P. Michaleris, E. Denlinger, G. Adams, E. Pierson
Keywords: FEA, distortion, stress, LPBF, DED
Summary:During additive manufacturing (AM) processing, plastic-deformation, metallurgical transformations, and thermal expansion/contraction cycles cause a buildup of residual stress which can lead to a loss of dimensional accuracy, cracking, support failure, recoater jams, and/or fixturing failures. To avoid these costly failures, thermomechanical FEA is typically integrated into the design and build-prep workflow to predict and provide insight into these issues before printing. However, as the AM industry continues to move toward printing increasingly complex geometries (e.g. heat exchangers) the level of geometric detail in these parts places them beyond what can be meshed, let alone solved, using existing AM thermomechanical modeling approaches. Here a novel approach to modeling AM temperatures, stresses, and distortions is presented. A periodic adaptive meshing architecture capable of generating multi-million node FEA meshes in seconds, is combined with a highly parallelized and vectorized code to allow for fast simulation of problems containing over 100 million equations. The modeling approach is demonstrated on two real-world use cases. The first investigates distortion prediction on a large heat exchanger manufactured using Laser Powder-Bed Fusion.
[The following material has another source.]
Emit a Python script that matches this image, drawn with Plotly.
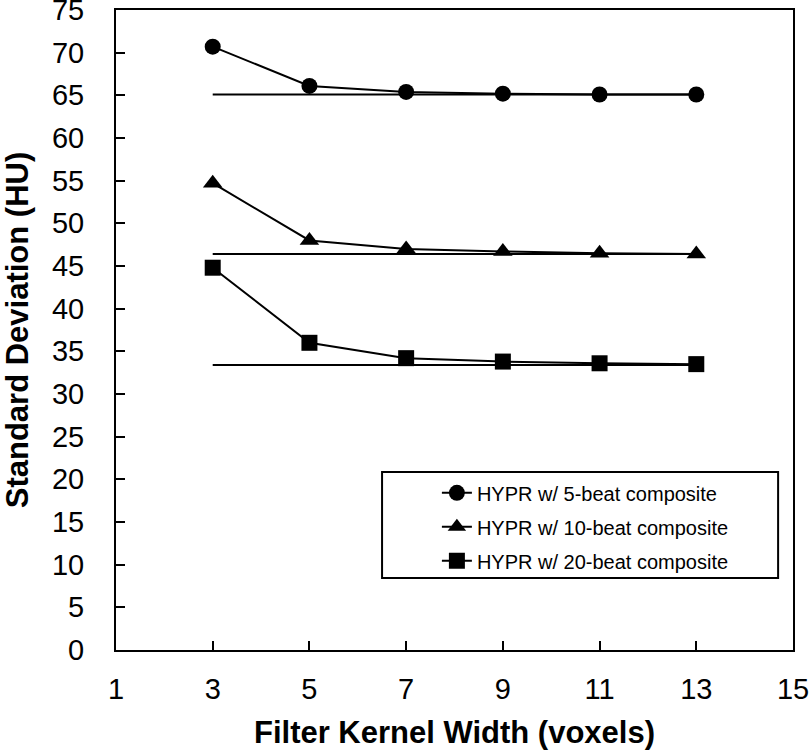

It is shown that even at this level of complexity, simulation times are around 1 day long on a desktop computer and the predicted distortions match with the experimental results. The second use case investigates residual stress in an impeller manufactured using Directed Energy Deposition. A previous attempt to manufacture the impeller, which experienced cracking at the interface of the vanes and the build plate, is considered as the baseline in this study. Three additional cases are simulated to compare the change in residual stress resulting from adding fillets at the interface of the deposition and the build plate, adding an intermediate heat-treatment during the manufacturing process, and relaxing the fixturing constraints, respectively. The results of each case are compared and thoughts on possible fracture criteria are discussed.